▸ CHALLENGE
Reproduce the material word for word; the images stay out.

▼

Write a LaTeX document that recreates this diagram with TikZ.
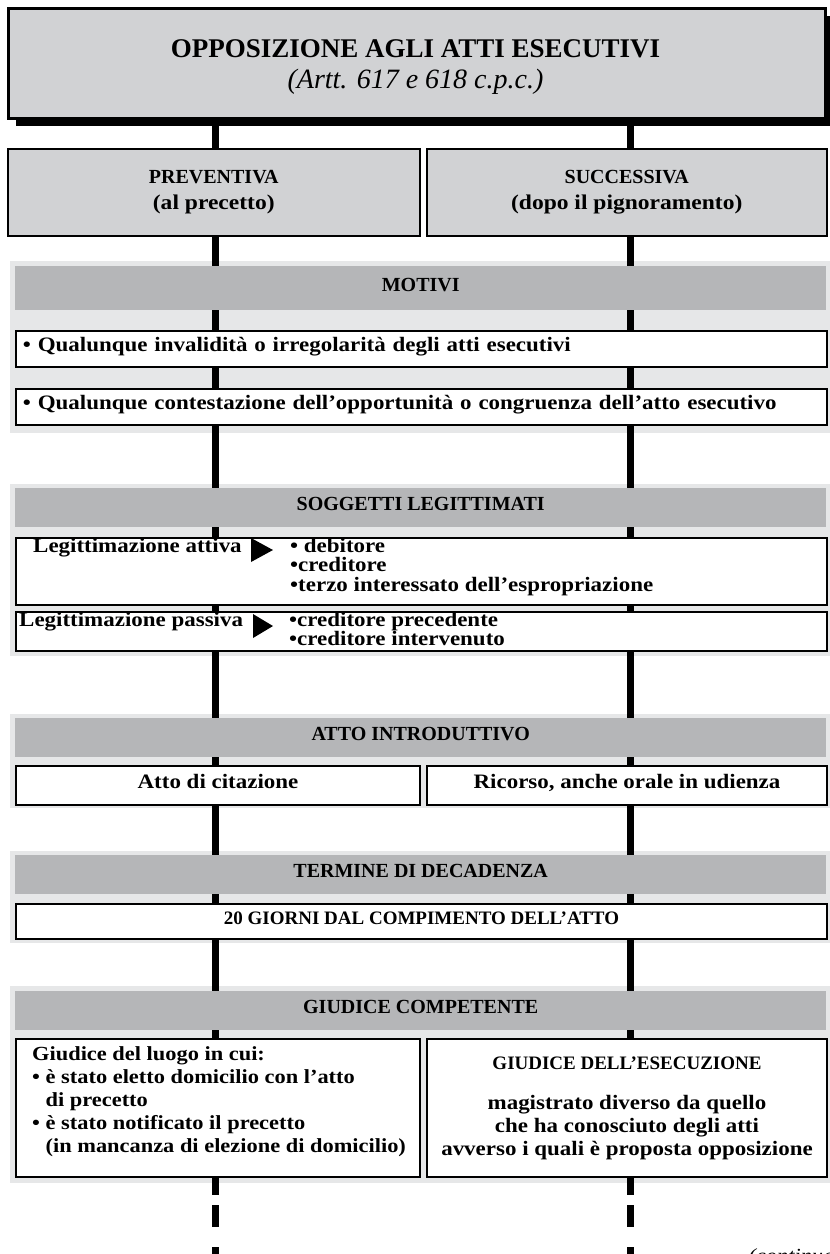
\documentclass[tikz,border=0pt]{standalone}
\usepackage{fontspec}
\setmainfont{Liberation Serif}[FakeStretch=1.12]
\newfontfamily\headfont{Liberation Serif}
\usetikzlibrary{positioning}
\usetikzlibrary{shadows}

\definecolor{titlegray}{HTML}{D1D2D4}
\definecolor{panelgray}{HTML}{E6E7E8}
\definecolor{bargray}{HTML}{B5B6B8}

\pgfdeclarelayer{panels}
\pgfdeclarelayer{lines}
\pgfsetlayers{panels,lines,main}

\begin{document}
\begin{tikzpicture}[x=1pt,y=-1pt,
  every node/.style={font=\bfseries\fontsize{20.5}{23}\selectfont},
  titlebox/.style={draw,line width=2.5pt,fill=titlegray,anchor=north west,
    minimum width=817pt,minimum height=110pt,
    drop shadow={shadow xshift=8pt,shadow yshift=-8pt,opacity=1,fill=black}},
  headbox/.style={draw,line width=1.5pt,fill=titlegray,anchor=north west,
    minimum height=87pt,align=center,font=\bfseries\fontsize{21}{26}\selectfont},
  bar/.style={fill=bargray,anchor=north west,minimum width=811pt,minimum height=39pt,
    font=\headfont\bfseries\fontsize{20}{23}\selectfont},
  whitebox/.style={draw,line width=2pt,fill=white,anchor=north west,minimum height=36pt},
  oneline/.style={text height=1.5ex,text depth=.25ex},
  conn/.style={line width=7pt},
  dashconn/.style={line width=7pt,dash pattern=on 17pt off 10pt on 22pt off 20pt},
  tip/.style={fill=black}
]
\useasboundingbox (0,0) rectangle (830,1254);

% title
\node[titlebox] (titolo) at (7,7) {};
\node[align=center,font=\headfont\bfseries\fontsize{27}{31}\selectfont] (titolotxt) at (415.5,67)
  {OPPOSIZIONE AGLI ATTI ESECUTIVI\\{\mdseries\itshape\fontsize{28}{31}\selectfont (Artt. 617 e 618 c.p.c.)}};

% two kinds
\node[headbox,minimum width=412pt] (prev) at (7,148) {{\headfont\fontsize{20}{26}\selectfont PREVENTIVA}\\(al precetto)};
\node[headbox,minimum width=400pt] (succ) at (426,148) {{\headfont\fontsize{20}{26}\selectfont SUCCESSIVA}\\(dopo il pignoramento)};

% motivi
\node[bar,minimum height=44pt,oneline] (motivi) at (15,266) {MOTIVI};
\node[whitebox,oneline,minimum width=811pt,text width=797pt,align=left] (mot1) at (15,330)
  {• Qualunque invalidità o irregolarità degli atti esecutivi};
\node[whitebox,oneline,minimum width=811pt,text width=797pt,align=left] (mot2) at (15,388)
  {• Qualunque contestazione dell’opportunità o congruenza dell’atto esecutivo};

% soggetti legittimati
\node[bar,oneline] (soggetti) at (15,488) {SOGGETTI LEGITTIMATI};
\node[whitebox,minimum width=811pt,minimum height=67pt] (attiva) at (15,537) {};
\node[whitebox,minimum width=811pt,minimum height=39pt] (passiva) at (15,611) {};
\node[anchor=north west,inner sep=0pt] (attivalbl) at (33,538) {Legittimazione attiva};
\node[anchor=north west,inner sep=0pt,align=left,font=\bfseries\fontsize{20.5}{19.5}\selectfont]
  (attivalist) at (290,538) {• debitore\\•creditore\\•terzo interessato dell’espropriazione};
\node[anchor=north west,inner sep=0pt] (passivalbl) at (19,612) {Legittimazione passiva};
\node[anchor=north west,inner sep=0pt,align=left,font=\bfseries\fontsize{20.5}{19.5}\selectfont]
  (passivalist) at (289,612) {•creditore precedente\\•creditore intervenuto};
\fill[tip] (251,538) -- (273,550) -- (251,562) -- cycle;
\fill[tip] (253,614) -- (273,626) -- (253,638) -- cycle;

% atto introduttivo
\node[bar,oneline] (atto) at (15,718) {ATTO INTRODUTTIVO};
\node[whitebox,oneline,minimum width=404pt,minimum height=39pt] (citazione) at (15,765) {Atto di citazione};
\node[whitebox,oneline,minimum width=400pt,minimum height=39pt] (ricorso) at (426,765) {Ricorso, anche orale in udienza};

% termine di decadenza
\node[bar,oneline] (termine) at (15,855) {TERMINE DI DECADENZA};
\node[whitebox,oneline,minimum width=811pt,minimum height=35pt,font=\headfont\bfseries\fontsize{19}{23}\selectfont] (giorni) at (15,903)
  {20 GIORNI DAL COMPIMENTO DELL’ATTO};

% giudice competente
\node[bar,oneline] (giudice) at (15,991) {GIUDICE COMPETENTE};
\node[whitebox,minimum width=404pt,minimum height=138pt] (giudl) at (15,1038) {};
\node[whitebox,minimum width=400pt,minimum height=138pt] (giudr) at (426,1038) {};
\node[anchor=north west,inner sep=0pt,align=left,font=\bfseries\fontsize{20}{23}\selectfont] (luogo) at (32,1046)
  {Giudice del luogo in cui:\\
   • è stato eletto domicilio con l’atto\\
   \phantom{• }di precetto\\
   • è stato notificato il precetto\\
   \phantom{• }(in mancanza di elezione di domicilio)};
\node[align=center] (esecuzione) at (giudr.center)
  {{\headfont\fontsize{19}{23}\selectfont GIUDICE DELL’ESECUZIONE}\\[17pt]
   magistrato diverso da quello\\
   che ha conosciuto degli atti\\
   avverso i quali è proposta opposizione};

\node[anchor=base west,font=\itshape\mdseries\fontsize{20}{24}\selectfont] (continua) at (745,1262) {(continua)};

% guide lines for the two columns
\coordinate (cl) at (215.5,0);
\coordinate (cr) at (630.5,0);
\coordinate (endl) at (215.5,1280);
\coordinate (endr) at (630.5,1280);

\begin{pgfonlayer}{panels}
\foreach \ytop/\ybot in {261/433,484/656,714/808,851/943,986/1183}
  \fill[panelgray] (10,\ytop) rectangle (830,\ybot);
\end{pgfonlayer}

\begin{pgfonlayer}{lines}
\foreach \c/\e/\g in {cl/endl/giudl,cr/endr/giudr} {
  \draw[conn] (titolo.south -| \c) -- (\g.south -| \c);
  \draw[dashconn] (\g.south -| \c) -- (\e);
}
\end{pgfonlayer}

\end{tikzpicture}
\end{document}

▲

▸ FULL OUTPUT
Write a LaTeX document that recreates this diagram with TikZ.
\documentclass[tikz,border=0pt]{standalone}
\usepackage{fontspec}
\setmainfont{Liberation Serif}[FakeStretch=1.12]
\newfontfamily\headfont{Liberation Serif}
\usetikzlibrary{positioning}
\usetikzlibrary{shadows}

\definecolor{titlegray}{HTML}{D1D2D4}
\definecolor{panelgray}{HTML}{E6E7E8}
\definecolor{bargray}{HTML}{B5B6B8}

\pgfdeclarelayer{panels}
\pgfdeclarelayer{lines}
\pgfsetlayers{panels,lines,main}

\begin{document}
\begin{tikzpicture}[x=1pt,y=-1pt,
  every node/.style={font=\bfseries\fontsize{20.5}{23}\selectfont},
  titlebox/.style={draw,line width=2.5pt,fill=titlegray,anchor=north west,
    minimum width=817pt,minimum height=110pt,
    drop shadow={shadow xshift=8pt,shadow yshift=-8pt,opacity=1,fill=black}},
  headbox/.style={draw,line width=1.5pt,fill=titlegray,anchor=north west,
    minimum height=87pt,align=center,font=\bfseries\fontsize{21}{26}\selectfont},
  bar/.style={fill=bargray,anchor=north west,minimum width=811pt,minimum height=39pt,
    font=\headfont\bfseries\fontsize{20}{23}\selectfont},
  whitebox/.style={draw,line width=2pt,fill=white,anchor=north west,minimum height=36pt},
  oneline/.style={text height=1.5ex,text depth=.25ex},
  conn/.style={line width=7pt},
  dashconn/.style={line width=7pt,dash pattern=on 17pt off 10pt on 22pt off 20pt},
  tip/.style={fill=black}
]
\useasboundingbox (0,0) rectangle (830,1254);

% title
\node[titlebox] (titolo) at (7,7) {};
\node[align=center,font=\headfont\bfseries\fontsize{27}{31}\selectfont] (titolotxt) at (415.5,67)
  {OPPOSIZIONE AGLI ATTI ESECUTIVI\\{\mdseries\itshape\fontsize{28}{31}\selectfont (Artt. 617 e 618 c.p.c.)}};

% two kinds
\node[headbox,minimum width=412pt] (prev) at (7,148) {{\headfont\fontsize{20}{26}\selectfont PREVENTIVA}\\(al precetto)};
\node[headbox,minimum width=400pt] (succ) at (426,148) {{\headfont\fontsize{20}{26}\selectfont SUCCESSIVA}\\(dopo il pignoramento)};

% motivi
\node[bar,minimum height=44pt,oneline] (motivi) at (15,266) {MOTIVI};
\node[whitebox,oneline,minimum width=811pt,text width=797pt,align=left] (mot1) at (15,330)
  {• Qualunque invalidità o irregolarità degli atti esecutivi};
\node[whitebox,oneline,minimum width=811pt,text width=797pt,align=left] (mot2) at (15,388)
  {• Qualunque contestazione dell’opportunità o congruenza dell’atto esecutivo};

% soggetti legittimati
\node[bar,oneline] (soggetti) at (15,488) {SOGGETTI LEGITTIMATI};
\node[whitebox,minimum width=811pt,minimum height=67pt] (attiva) at (15,537) {};
\node[whitebox,minimum width=811pt,minimum height=39pt] (passiva) at (15,611) {};
\node[anchor=north west,inner sep=0pt] (attivalbl) at (33,538) {Legittimazione attiva};
\node[anchor=north west,inner sep=0pt,align=left,font=\bfseries\fontsize{20.5}{19.5}\selectfont]
  (attivalist) at (290,538) {• debitore\\•creditore\\•terzo interessato dell’espropriazione};
\node[anchor=north west,inner sep=0pt] (passivalbl) at (19,612) {Legittimazione passiva};
\node[anchor=north west,inner sep=0pt,align=left,font=\bfseries\fontsize{20.5}{19.5}\selectfont]
  (passivalist) at (289,612) {•creditore precedente\\•creditore intervenuto};
\fill[tip] (251,538) -- (273,550) -- (251,562) -- cycle;
\fill[tip] (253,614) -- (273,626) -- (253,638) -- cycle;

% atto introduttivo
\node[bar,oneline] (atto) at (15,718) {ATTO INTRODUTTIVO};
\node[whitebox,oneline,minimum width=404pt,minimum height=39pt] (citazione) at (15,765) {Atto di citazione};
\node[whitebox,oneline,minimum width=400pt,minimum height=39pt] (ricorso) at (426,765) {Ricorso, anche orale in udienza};

% termine di decadenza
\node[bar,oneline] (termine) at (15,855) {TERMINE DI DECADENZA};
\node[whitebox,oneline,minimum width=811pt,minimum height=35pt,font=\headfont\bfseries\fontsize{19}{23}\selectfont] (giorni) at (15,903)
  {20 GIORNI DAL COMPIMENTO DELL’ATTO};

% giudice competente
\node[bar,oneline] (giudice) at (15,991) {GIUDICE COMPETENTE};
\node[whitebox,minimum width=404pt,minimum height=138pt] (giudl) at (15,1038) {};
\node[whitebox,minimum width=400pt,minimum height=138pt] (giudr) at (426,1038) {};
\node[anchor=north west,inner sep=0pt,align=left,font=\bfseries\fontsize{20}{23}\selectfont] (luogo) at (32,1046)
  {Giudice del luogo in cui:\\
   • è stato eletto domicilio con l’atto\\
   \phantom{• }di precetto\\
   • è stato notificato il precetto\\
   \phantom{• }(in mancanza di elezione di domicilio)};
\node[align=center] (esecuzione) at (giudr.center)
  {{\headfont\fontsize{19}{23}\selectfont GIUDICE DELL’ESECUZIONE}\\[17pt]
   magistrato diverso da quello\\
   che ha conosciuto degli atti\\
   avverso i quali è proposta opposizione};

\node[anchor=base west,font=\itshape\mdseries\fontsize{20}{24}\selectfont] (continua) at (745,1262) {(continua)};

% guide lines for the two columns
\coordinate (cl) at (215.5,0);
\coordinate (cr) at (630.5,0);
\coordinate (endl) at (215.5,1280);
\coordinate (endr) at (630.5,1280);

\begin{pgfonlayer}{panels}
\foreach \ytop/\ybot in {261/433,484/656,714/808,851/943,986/1183}
  \fill[panelgray] (10,\ytop) rectangle (830,\ybot);
\end{pgfonlayer}

\begin{pgfonlayer}{lines}
\foreach \c/\e/\g in {cl/endl/giudl,cr/endr/giudr} {
  \draw[conn] (titolo.south -| \c) -- (\g.south -| \c);
  \draw[dashconn] (\g.south -| \c) -- (\e);
}
\end{pgfonlayer}

\end{tikzpicture}
\end{document}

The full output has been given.